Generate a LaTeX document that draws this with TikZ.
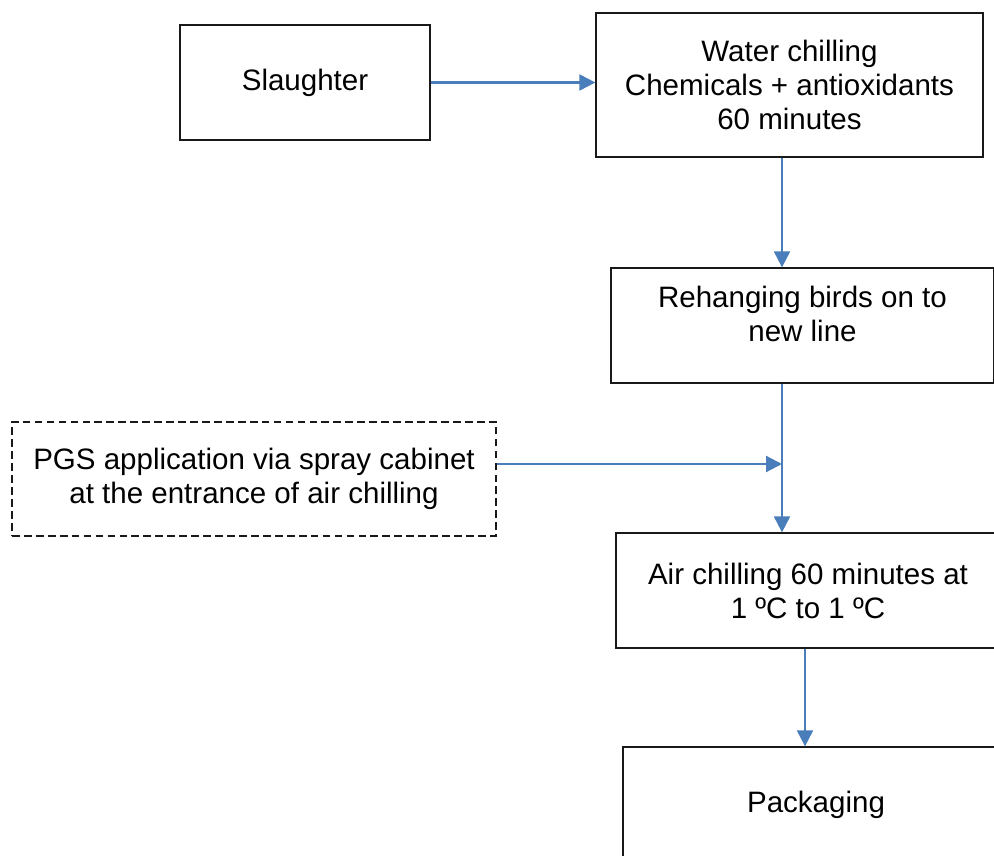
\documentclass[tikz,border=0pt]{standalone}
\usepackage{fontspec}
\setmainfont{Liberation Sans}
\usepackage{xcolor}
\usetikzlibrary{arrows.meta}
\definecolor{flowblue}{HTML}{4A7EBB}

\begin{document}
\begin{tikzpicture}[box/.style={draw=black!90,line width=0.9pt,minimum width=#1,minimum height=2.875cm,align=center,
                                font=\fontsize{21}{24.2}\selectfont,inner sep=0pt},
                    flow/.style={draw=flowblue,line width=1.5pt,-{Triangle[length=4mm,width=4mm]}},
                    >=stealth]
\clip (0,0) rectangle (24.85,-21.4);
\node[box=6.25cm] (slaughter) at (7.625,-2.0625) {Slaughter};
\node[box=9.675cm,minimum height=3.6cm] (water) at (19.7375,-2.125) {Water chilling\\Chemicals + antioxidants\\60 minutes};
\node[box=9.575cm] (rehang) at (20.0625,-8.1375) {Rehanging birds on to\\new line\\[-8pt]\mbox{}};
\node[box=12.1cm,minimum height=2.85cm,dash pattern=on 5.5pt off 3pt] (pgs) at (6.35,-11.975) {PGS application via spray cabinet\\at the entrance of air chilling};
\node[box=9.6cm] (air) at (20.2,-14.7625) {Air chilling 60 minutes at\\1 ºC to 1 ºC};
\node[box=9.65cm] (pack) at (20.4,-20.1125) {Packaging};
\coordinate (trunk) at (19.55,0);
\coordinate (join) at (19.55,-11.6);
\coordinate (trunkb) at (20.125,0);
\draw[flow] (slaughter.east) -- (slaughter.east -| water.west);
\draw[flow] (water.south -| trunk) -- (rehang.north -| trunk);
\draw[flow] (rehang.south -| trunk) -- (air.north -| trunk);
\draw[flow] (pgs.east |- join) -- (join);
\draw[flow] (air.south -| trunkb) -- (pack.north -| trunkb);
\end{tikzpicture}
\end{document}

Exercise instructions:
All of the data above should be transcribed verbatim, with pictures omitted.

Solution for this exercise:
Generate a LaTeX document that draws this with TikZ.
\documentclass[tikz,border=0pt]{standalone}
\usepackage{fontspec}
\setmainfont{Liberation Sans}
\usepackage{xcolor}
\usetikzlibrary{arrows.meta}
\definecolor{flowblue}{HTML}{4A7EBB}

\begin{document}
\begin{tikzpicture}[box/.style={draw=black!90,line width=0.9pt,minimum width=#1,minimum height=2.875cm,align=center,
                                font=\fontsize{21}{24.2}\selectfont,inner sep=0pt},
                    flow/.style={draw=flowblue,line width=1.5pt,-{Triangle[length=4mm,width=4mm]}},
                    >=stealth]
\clip (0,0) rectangle (24.85,-21.4);
\node[box=6.25cm] (slaughter) at (7.625,-2.0625) {Slaughter};
\node[box=9.675cm,minimum height=3.6cm] (water) at (19.7375,-2.125) {Water chilling\\Chemicals + antioxidants\\60 minutes};
\node[box=9.575cm] (rehang) at (20.0625,-8.1375) {Rehanging birds on to\\new line\\[-8pt]\mbox{}};
\node[box=12.1cm,minimum height=2.85cm,dash pattern=on 5.5pt off 3pt] (pgs) at (6.35,-11.975) {PGS application via spray cabinet\\at the entrance of air chilling};
\node[box=9.6cm] (air) at (20.2,-14.7625) {Air chilling 60 minutes at\\1 ºC to 1 ºC};
\node[box=9.65cm] (pack) at (20.4,-20.1125) {Packaging};
\coordinate (trunk) at (19.55,0);
\coordinate (join) at (19.55,-11.6);
\coordinate (trunkb) at (20.125,0);
\draw[flow] (slaughter.east) -- (slaughter.east -| water.west);
\draw[flow] (water.south -| trunk) -- (rehang.north -| trunk);
\draw[flow] (rehang.south -| trunk) -- (air.north -| trunk);
\draw[flow] (pgs.east |- join) -- (join);
\draw[flow] (air.south -| trunkb) -- (pack.north -| trunkb);
\end{tikzpicture}
\end{document}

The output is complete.